In 1992, he turned his life and his will over to God, beginning what would turn out to be the hallmark and the mission of his life. From his own travels through the twelve-steps to recovery, he found that his love of people and his unending acceptance of people’s individual quirks and shortcomings, he was able to share his spiritual and practical sensitivities with those whose souls were in need of help and constant assurance. Each night he prayed for those in need, each day he spent his time in conversation with the scores of men who were drawn to his sweet spirit and unending wisdom. A trip back to Iwo Jima in 2008 provided him with a release from many of his nightmares and turned him into a sought-after speaker who would gladly share his wartime experiences with a crowd. He was a Marine to the core, proud of his service, proud of the Marines, a real hero in so many ways and an unabashed patriot. James has an insatiable curiosity for all aspects of life, a great mind and the ability to take any situation and to boil it down to the basics. He never lost his personal or his spiritual compass, always trusting in God and always faithful to his family and his core values. People whose lives had taken a financial downturn received his generosity and love with no expectation of repayment. A Man’s man, the ladies loved “Old Blue Eyes” whose infectious smile and great stories lit up any gathering. He very proudly supported Connie’s activities and thoroughly enjoyed politics, even traveling to Washington, D.C. for a Christmas event in the Bush White House. His health was excellent until the last two months of his life, and he faced cancer with his unfailing courage.
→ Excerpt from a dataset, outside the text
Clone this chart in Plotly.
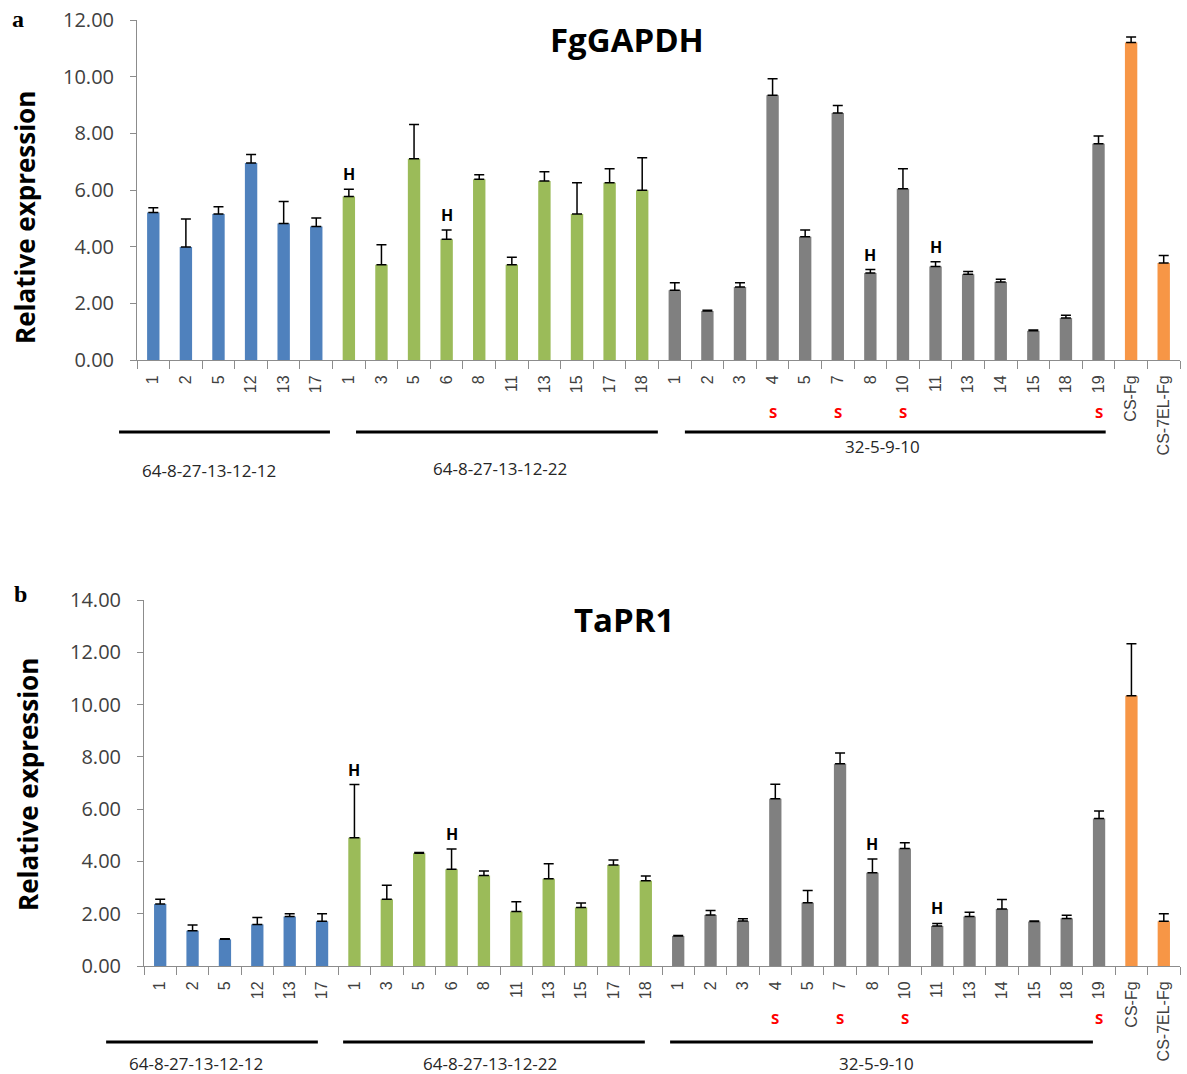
import plotly.graph_objects as go

W, H = 1187, 1074
OFF = 0  # page body margin is removed by the post script below

# ---------------- data ----------------
group_names = ["64-8-27-13-12-12", "64-8-27-13-12-22", "32-5-9-10", "control"]
labels_g1 = ["1", "2", "5", "12", "13", "17"]
labels_g2 = ["1", "3", "5", "6", "8", "11", "13", "15", "17", "18"]
labels_g3 = ["1", "2", "3", "4", "5", "7", "8", "10", "11", "13", "14", "15", "18", "19"]
labels_ctrl = ["CS-Fg", "CS-7EL-Fg"]

# panel a: FgGAPDH
gapdh_g1 = [5.21, 3.99, 5.15, 6.95, 4.82, 4.71]
gapdh_g1_err = [0.16, 0.99, 0.26, 0.30, 0.77, 0.30]
gapdh_g2 = [5.77, 3.36, 7.10, 4.26, 6.38, 3.36, 6.32, 5.15, 6.26, 5.99]
gapdh_g2_err = [0.26, 0.71, 1.21, 0.33, 0.16, 0.27, 0.32, 1.11, 0.49, 1.15]
gapdh_g3 = [2.46, 1.73, 2.58, 9.34, 4.35, 8.72, 3.07, 6.04, 3.30, 3.03, 2.75, 1.03, 1.48, 7.63]
gapdh_g3_err = [0.27, 0.03, 0.15, 0.59, 0.24, 0.26, 0.12, 0.71, 0.17, 0.09, 0.10, 0.03, 0.10, 0.28]
gapdh_ctrl = [11.21, 3.42]
gapdh_ctrl_err = [0.19, 0.27]

# panel b: TaPR1
pr1_g1 = [2.37, 1.35, 1.02, 1.59, 1.89, 1.71]
pr1_g1_err = [0.18, 0.22, 0.02, 0.27, 0.11, 0.29]
pr1_g2 = [4.91, 2.55, 4.31, 3.70, 3.46, 2.08, 3.34, 2.24, 3.86, 3.26]
pr1_g2_err = [2.03, 0.54, 0.03, 0.78, 0.17, 0.38, 0.57, 0.17, 0.19, 0.18]
pr1_g3 = [1.15, 1.95, 1.72, 6.40, 2.42, 7.74, 3.57, 4.49, 1.53, 1.89, 2.18, 1.70, 1.82, 5.64]
pr1_g3_err = [0.02, 0.17, 0.09, 0.55, 0.47, 0.41, 0.52, 0.22, 0.10, 0.17, 0.36, 0.02, 0.12, 0.29]
pr1_ctrl = [10.34, 1.71]
pr1_ctrl_err = [1.99, 0.29]

# y ticks
gapdh_ticks = [0, 2, 4, 6, 8, 10, 12]
pr1_ticks = [0, 2, 4, 6, 8, 10, 12, 14]

# marks: (group index, label)
h_marks = [(1, "1"), (1, "6"), (2, "8"), (2, "11")]
s_marks = [(2, "4"), (2, "7"), (2, "10"), (2, "19")]

colors = ["#4F81BD", "#9BBB59", "#808080", "#F79646"]
group_labels = [labels_g1, labels_g2, labels_g3, labels_ctrl]

# ---------------- helpers ----------------
def py(pix):  # screen pixel row -> paper y
    return 1 - (pix - OFF) / H

def px(pix):  # screen pixel column -> paper x
    return (pix - OFF) / W

positions = []
start = 0
for labs in group_labels:
    positions.append(list(range(start, start + len(labs))))
    start += len(labs)
N = start
all_labels = [l for labs in group_labels for l in labs]
all_pos = list(range(N))

panels = [
    dict(vals=[gapdh_g1, gapdh_g2, gapdh_g3, gapdh_ctrl],
         errs=[gapdh_g1_err, gapdh_g2_err, gapdh_g3_err, gapdh_ctrl_err],
         ticks=gapdh_ticks,
         title="FgGAPDH", xdom=(137, 1180), ydom=(20, 360),
         letter="a", letter_xy=(18, 19), title_xy=(627, 40), ytitle_xy=(25, 218),
         s_y=412, line_y=432,
         lines=[(-1.05, 5.42), (6.22, 15.48), (16.31, 29.22)],
         glabels=[(209, 470), (500, 468), (882, 447)]),
    dict(vals=[pr1_g1, pr1_g2, pr1_g3, pr1_ctrl],
         errs=[pr1_g1_err, pr1_g2_err, pr1_g3_err, pr1_ctrl_err],
         ticks=pr1_ticks,
         title="TaPR1", xdom=(144, 1180), ydom=(600, 966),
         letter="b", letter_xy=(20, 594), title_xy=(624, 620), ytitle_xy=(28, 785),
         s_y=1018, line_y=1042,
         lines=[(-1.67, 4.87), (5.65, 14.97), (15.75, 28.81)],
         glabels=[(196, 1063), (490, 1063), (876, 1063)]),
]

fig = go.Figure()
annotations = []
shapes = []
axis_color = "#8C8C8C"
tick_color = "#404040"

for p_i, p in enumerate(panels):
    sfx = "" if p_i == 0 else str(p_i + 1)
    xref = "x" + sfx
    yref = "y" + sfx
    for g in range(4):
        fig.add_trace(go.Bar(
            x=positions[g], y=p["vals"][g],
            marker=dict(color=colors[g], line=dict(width=0)),
            width=0.38,
            error_y=dict(type="data", array=p["errs"][g], arrayminus=[0] * len(p["errs"][g]),
                         symmetric=False, color="black", thickness=1.5, width=5),
            xaxis=xref, yaxis=yref, showlegend=False, hoverinfo="x+y"))

    ymax = max(p["ticks"])
    xa = dict(domain=[px(p["xdom"][0]), px(p["xdom"][1])], range=[-0.5, N - 0.5],
              tickmode="array", tickvals=all_pos, ticktext=all_labels, tickangle=-90,
              ticks="", ticklabelstandoff=8, ticklabeloverflow="allow",
              tickfont=dict(family="Liberation Sans, Arial", size=16, color=tick_color),
              minor=dict(tickmode="array", tickvals=[i - 0.5 for i in range(N + 1)],
                         ticks="outside", ticklen=8, tickcolor=axis_color, tickwidth=1,
                         showgrid=False),
              showline=True, linecolor=axis_color, linewidth=1, showgrid=False,
              zeroline=False, anchor=yref, fixedrange=True, automargin=False)
    ya = dict(domain=[py(p["ydom"][1]), py(p["ydom"][0])], range=[0, ymax * 1.00002],
              tickmode="array", tickvals=p["ticks"],
              ticktext=["%.2f" % t for t in p["ticks"]],
              ticks="outside", ticklen=6, tickcolor=axis_color,
              ticklabelstandoff=12, ticklabeloverflow="allow",
              tickfont=dict(family="Open Sans", size=20, color=tick_color),
              showline=True, linecolor=axis_color, linewidth=1, showgrid=False,
              zeroline=False, anchor=xref, fixedrange=True, automargin=False)
    fig.update_layout(**{"xaxis" + sfx: xa, "yaxis" + sfx: ya})

    # title, y title, panel letter
    annotations.append(dict(text="<b>" + p["title"] + "</b>", x=px(p["title_xy"][0]),
                            y=py(p["title_xy"][1]), xref="paper", yref="paper",
                            xanchor="center", yanchor="middle",
                            showarrow=False, font=dict(family="Open Sans", size=33, color="black")))
    annotations.append(dict(text="<b>Relative expression</b>", x=px(p["ytitle_xy"][0]),
                            y=py(p["ytitle_xy"][1]), xref="paper", yref="paper", textangle=-90,
                            xanchor="center", yanchor="middle",
                            showarrow=False, font=dict(family="Open Sans", size=26, color="black")))
    annotations.append(dict(text="<b>" + p["letter"] + "</b>", x=px(p["letter_xy"][0]),
                            y=py(p["letter_xy"][1]), xref="paper", yref="paper",
                            xanchor="center", yanchor="middle", showarrow=False, borderpad=0,
                            font=dict(family="Liberation Serif, Times New Roman", size=24, color="black")))

    # H marks above error bars
    for g, lab in h_marks:
        k = group_labels[g].index(lab)
        top = p["vals"][g][k] + p["errs"][g][k]
        annotations.append(dict(text="<b>H</b>", x=positions[g][k], y=top, xref=xref, yref=yref,
                                xanchor="center", yanchor="bottom", yshift=2, showarrow=False,
                                font=dict(family="Open Sans", size=16, color="black")))
    # S marks below tick labels
    for g, lab in s_marks:
        k = group_labels[g].index(lab)
        annotations.append(dict(text="<b>S</b>", x=positions[g][k], y=py(p["s_y"]), xref=xref,
                                yref="paper", xanchor="center", yanchor="middle", showarrow=False,
                                font=dict(family="Open Sans", size=15, color="#FF0000")))
    # group lines and labels
    for (a0, a1), (gx, gy), name in zip(p["lines"], p["glabels"], group_names[:3]):
        shapes.append(dict(type="line", xref=xref + " domain", yref="paper",
                           x0=(a0 + 0.5) / N, x1=(a1 + 0.5) / N,
                           y0=py(p["line_y"]), y1=py(p["line_y"]),
                           line=dict(color="black", width=3)))
        annotations.append(dict(text=name, x=px(gx), y=py(gy), xref="paper", yref="paper",
                                xanchor="center", yanchor="middle", showarrow=False,
                                font=dict(family="Open Sans", size=17, color="#262626")))

fig.update_layout(width=W, height=H,
                  margin=dict(l=0, r=0, t=0, b=0, pad=0, autoexpand=False),
                  paper_bgcolor="white", plot_bgcolor="white",
                  annotations=annotations, shapes=shapes, bargap=0.5)

fig.write_html("out.html", config={"displayModeBar": False},
               post_script="document.body.style.margin='0';document.body.style.overflow='hidden';")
His loss leaves his family and friends with a tremendous hole in their lives, but he leaves each one stronger and more able to go on as he would want them to.
He is survived by his wife of 38 years, Constance Moore Ware; his daughter, Laura Shurtleff and her husband, Bill; his nephew, Jim Ware and his wife, Linda; their sons, daughters-in-law and grandchildren; former wife, Nedra McGilvray Ware; his nephew, John Ware’s widow, Sue Ann Ware; her children, their spouses and grandchildren; former sisters-in-law, Mary Furrh Cook and Jenny Harlan; his special friends, Stephen Clausen and Chris Neal; and his ill mannered pup “Peaches”. Our hearts are broken; his heart is full and free. He was preceded in death by his parents, J.B. and Lena Ware; his brother, Jack; his nephew, John Ware and many, many great friends.
Those wishing to send memorials may assist in continuing James’ legacy by making donations to the Twelve Way Foundation, P.O. Box 607, Marshall, TX 75671.
Visitation will be held from 6:00pm to 8:00pm, Thursday, January 20, 2011 at Colonial Chapel of Sullivan Funeral Home. Funeral Service will be held at 2:00pm, Friday, January 21, 2011 at First United Methodist Church of Marshall, Texas with Jerry Clark and Rev. Rodger Garbs officiating. Interment will follow at Blocker Cemetery in Marshall, Texas. Pallbearers will be Rod Watson, Edward Verhalen, Trey Weinberg, Chris Neal, Larry Ford, Jim Holt, Phillip Baldwin, Jr., and Tom Hodges.
Online condolences may be offered at www.sullivan-funeralhome.com.